Lucky Red by Claudia Cravens / Dial Press / 304 pages / 2023

4+ stars. I didn’t know what to expect going in to this novel, but it is a Western set on the American frontier about a young woman’s coming of age in a Dodge City brothel, her changes and the relations she makes there, and the revenge she seeks on a few who come to betray her.
Bridget with her long red hair is recruited to be a sex worker at the popular Buffalo Queen bar and brothel by two madams. Soon enough she’s making her way turning tricks with the male clientele and becomes good friends with Constance the bookish sporting girl with the room next door. But later a marriage proposal by an important customer and an attraction to an alluring female gunslinger send Bridget’s heart aflutter and she soon discovers what real intimacy is all about.

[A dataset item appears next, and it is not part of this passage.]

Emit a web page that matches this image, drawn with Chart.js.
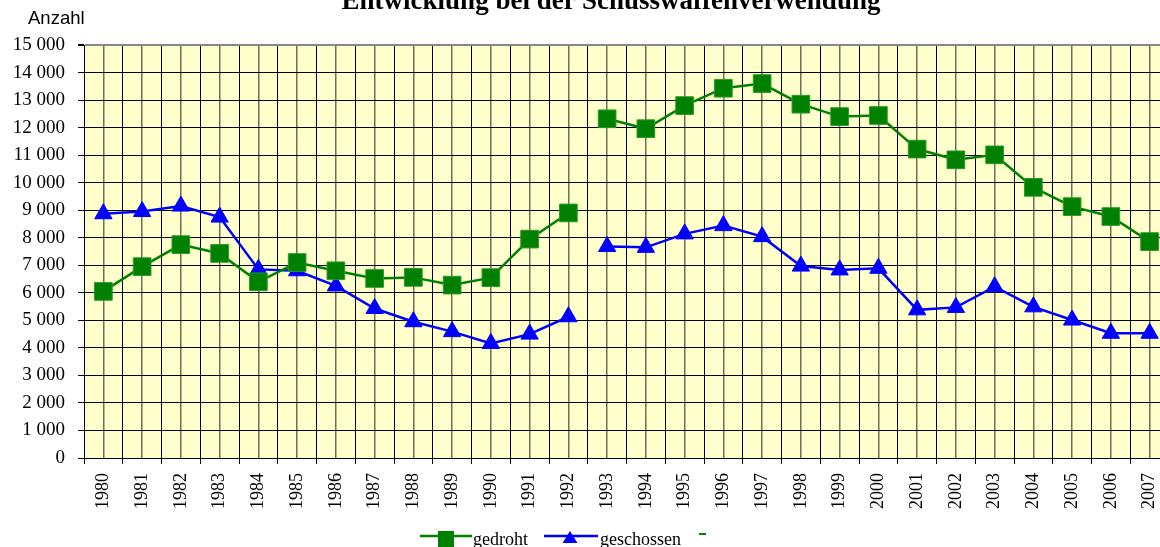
<!DOCTYPE html>
<html>
<head>
<meta charset="utf-8">
<script src="https://cdn.jsdelivr.net/npm/chart.js@4.4.1/dist/chart.umd.min.js"></script>
<style>
  html, body { margin: 0; padding: 0; width: 1160px; height: 547px; overflow: hidden; background: #fff; }
  #wrap { position: relative; width: 1160px; height: 547px; overflow: hidden; }
  #c { position: absolute; left: 0; top: 0; }
  .t { position: absolute; white-space: nowrap; color: #000; }
  #title { left: 0; width: 1222px; top: -15px; text-align: center; font: bold 27px "Liberation Serif", "Times New Roman", serif; line-height: 30px; }
  #ytitle { left: 28px; top: 8px; font: 18.5px "Liberation Sans", Arial, sans-serif; line-height: 20px; }
  .lt { font: 18px "Liberation Serif", "Times New Roman", serif; line-height: 18px; top: 530px; }
  .ic { position: absolute; }
</style>
</head>
<body>
<div id="wrap">
  <canvas id="c" width="1222" height="547"></canvas>
  <div id="title" class="t">Entwicklung bei der Schusswaffenverwendung</div>
  <div id="ytitle" class="t">Anzahl</div>
  <canvas id="lg1" class="ic" width="52" height="20" style="left:420px;top:528px"></canvas>
  <div class="t lt" style="left:473px">gedroht</div>
  <canvas id="lg2" class="ic" width="54" height="20" style="left:544px;top:528px"></canvas>
  <div class="t lt" style="left:600px">geschossen</div>
  <canvas id="lg3" class="ic" width="10" height="6" style="left:698px;top:531px"></canvas>
</div>
<script>
// ---- data ----
const years = ['1980','1981','1982','1983','1984','1985','1986','1987','1988','1989','1990','1991','1992','1993','1994','1995','1996','1997','1998','1999','2000','2001','2002','2003','2004','2005','2006','2007'];
const gedroht = [6050, 6950, 7750, 7430, 6400, 7100, 6800, 6520, 6560, 6280, 6550, 7950, 8900, 12320, 11960, 12800, 13430, 13600, 12850, 12400, 12440, 11220, 10830, 11010, 9830, 9130, 8770, 7860];
const geschossen = [8870, 8950, 9150, 8750, 6850, 6800, 6250, 5430, 4950, 4590, 4160, 4500, 5130, 7680, 7650, 8140, 8440, 8040, 6970, 6830, 6890, 5380, 5470, 6220, 5490, 5010, 4530, 4530];
const seriesNames = ['gedroht', 'geschossen'];
const yMin = 0, yMax = 15000, yStep = 1000;
const breakAfter = '1992'; // no line drawn between 1992 and 1993

const GREEN = '#008000', BLUE = '#0000FF';
const SERIF = '"Liberation Serif", "Times New Roman", serif';
const breakIdx = years.indexOf(breakAfter);

function fmt(v) { return String(v).replace(/\B(?=(\d{3})+(?!\d))/g, ' '); }

const plotBg = {
  id: 'plotBg',
  beforeDraw(chart) {
    const { ctx, chartArea: a } = chart;
    ctx.save();
    ctx.fillStyle = '#FFFFCC';
    ctx.fillRect(a.left, a.top, a.right - a.left, a.bottom - a.top);
    ctx.restore();
  }
};

const segGap = (color) => (ctx) => ctx.p0DataIndex === breakIdx ? 'rgba(0,0,0,0)' : color;

new Chart(document.getElementById('c'), {
  type: 'line',
  data: {
    labels: years,
    datasets: [
      {
        label: seriesNames[0], data: gedroht,
        borderColor: GREEN, backgroundColor: GREEN, borderWidth: 2.5,
        pointStyle: 'rect', pointRadius: 12.5, pointBorderColor: '#2a9a2a', pointBorderWidth: 1,
        pointBackgroundColor: GREEN, tension: 0, fill: false,
        segment: { borderColor: segGap(GREEN) }
      },
      {
        label: seriesNames[1], data: geschossen,
        borderColor: BLUE, backgroundColor: BLUE, borderWidth: 2.5,
        pointStyle: 'triangle', pointRadius: 10, pointBorderColor: BLUE, pointBorderWidth: 1,
        pointBackgroundColor: BLUE, tension: 0, fill: false,
        segment: { borderColor: segGap(BLUE) }
      }
    ]
  },
  options: {
    responsive: false,
    animation: false,
    devicePixelRatio: 1,
    layout: { padding: { top: 45, right: 53, bottom: 29, left: 0 } },
    plugins: { legend: { display: false }, title: { display: false }, tooltip: { enabled: false } },
    scales: {
      x: {
        type: 'category', position: 'bottom', offset: true,
        grid: { offset: true, color: '#000', lineWidth: 1, drawTicks: true, tickLength: 6, tickColor: '#000' },
        border: { display: true, color: '#000', width: 1 },
        ticks: { minRotation: 90, maxRotation: 90, autoSkip: false, padding: 9, color: '#000', font: { family: SERIF, size: 18 } },
        afterFit(s) { s.height = 60; }
      },
      x2: {
        type: 'category', labels: years, position: 'bottom', offset: true,
        grid: { offset: false, color: '#6e6e5c', lineWidth: 1.5, drawTicks: false },
        border: { display: false },
        ticks: { display: false },
        afterFit(s) { s.height = 0; }
      },
      y: {
        min: yMin, max: yMax,
        grid: { color: (c) => c.tick && c.tick.value === yMax ? '#888' : '#000', lineWidth: (c) => c.tick && c.tick.value === yMax ? 2 : 1, tickLength: 6, tickColor: '#000' },
        border: { display: true, color: '#000', width: 1 },
        ticks: { stepSize: yStep, padding: 13, color: '#000', font: { family: SERIF, size: 19 }, callback: (v) => fmt(v) },
        afterFit(s) { s.width = 84; }
      }
    }
  },
  plugins: [plotBg]
});

// ---- legend icons ----
(function () {
  let g = document.getElementById('lg1').getContext('2d');
  g.strokeStyle = GREEN; g.lineWidth = 2.5;
  g.beginPath(); g.moveTo(0, 8); g.lineTo(52, 8); g.stroke();
  g.fillStyle = GREEN; g.fillRect(18, 3, 16, 16);

  let b = document.getElementById('lg2').getContext('2d');
  b.strokeStyle = BLUE; b.lineWidth = 2.5;
  b.beginPath(); b.moveTo(0, 8); b.lineTo(54, 8); b.stroke();
  b.fillStyle = BLUE;
  b.beginPath(); b.moveTo(26, 3); b.lineTo(33.5, 15); b.lineTo(18.5, 15); b.closePath(); b.fill();

  let d = document.getElementById('lg3').getContext('2d');
  d.strokeStyle = GREEN; d.lineWidth = 2;
  d.beginPath(); d.moveTo(1, 3); d.lineTo(8, 3); d.stroke();
})();
</script>
</body>
</html>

This page-turning debut has some compelling turns and twists and wonderful touches of life within the Buffalo Queen for a girl like Bridget, who grew up in poverty and whose parents died early on. It’s not an easy life and violence and theft are always a bit close at hand. The independent and spirited Bridget learns some lessons the hard way and you root for her to be strong and turn the tide. In the end the story goes out with guns a blazing on a dangerous mission as Bridget, Constance and one of the brothel madams head into an impending snowstorm after an unforeseen attack at the Buffalo Queen. You’ll want to see what happens. Kudos to author Claudia Cravens on this lively and bold debut. She’s a writer to watch.
Thanks to the publisher the Dial Press and NetGalley for a complimentary copy to read and review.

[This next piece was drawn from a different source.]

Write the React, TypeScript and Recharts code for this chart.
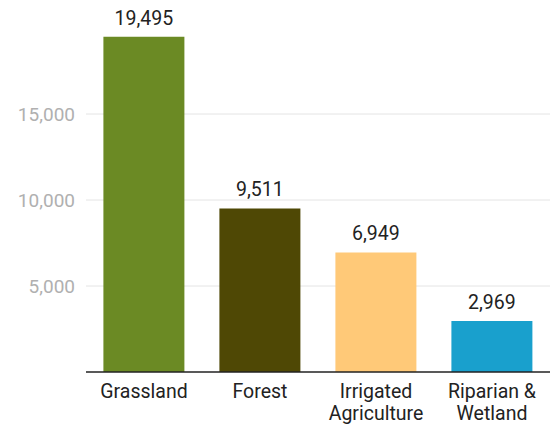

The Outlander by Gil Adamson / House of Anansi / 408 pages / 2007

5 stars. I finally got around to reading this 2007 Canadian classic that had long been on my shelves. Duh, why did I wait so long? And the reason I picked it up now was for my book club, which is discussing it in September. Thank goodness I was pushed to get to it as I think it’s a real gem.
It’s a slow burn read set in 1903 about a woman who has been “widowed by her own hand” and is now fleeing across the western wilderness to escape her twin brothers-in-law who are tracking her to bring her to justice and revenge their loss. Little by little you come to understand why Mary Boulton, age 19, did what she did: the grief over the loss of a child, an unhappy marriage, and a staggering depression. She was half mad (for good reason) and now is on the run in the mountains.

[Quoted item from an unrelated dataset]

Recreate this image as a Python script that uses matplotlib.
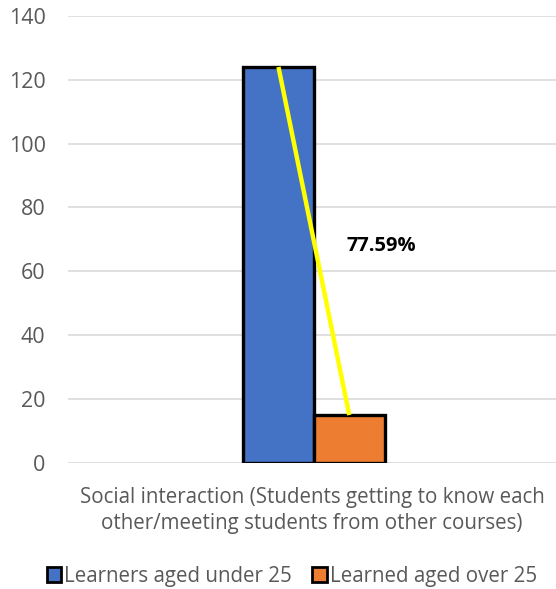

Along the way she has various adventures trying to survive: meeting a wilderness hermit known as the Ridgerunner (William Moreland) who wins her trust and love; being shown the way forward by an Indian named Henry; and moving on to the mining hamlet of Frank, Alberta, where she befriends the winsome Reverend Bonnycastle, and experiences a catastrophic natural disaster. All the while the twins are still trying to find and get her. Run Mary, run.
Some readers might find the novel a bit too slow burn for them, but I seemed to love the story’s details… which adds much richness in its historical setting and the natural world that Mary is escaping through. It’s also revealing in its depiction of Mary’s character and what’s going through her suffering head … and those she meets along her escape route. Adamson writes so well and leverages the gradual suspense to a rousing and agreeable conclusion. I can’t wait to read her follow-up 2020 novel The Ridgerunner sometime this fall. I hear it’s another winner.
That’s all for now. What about you — have you read these novels and if so, what did you think?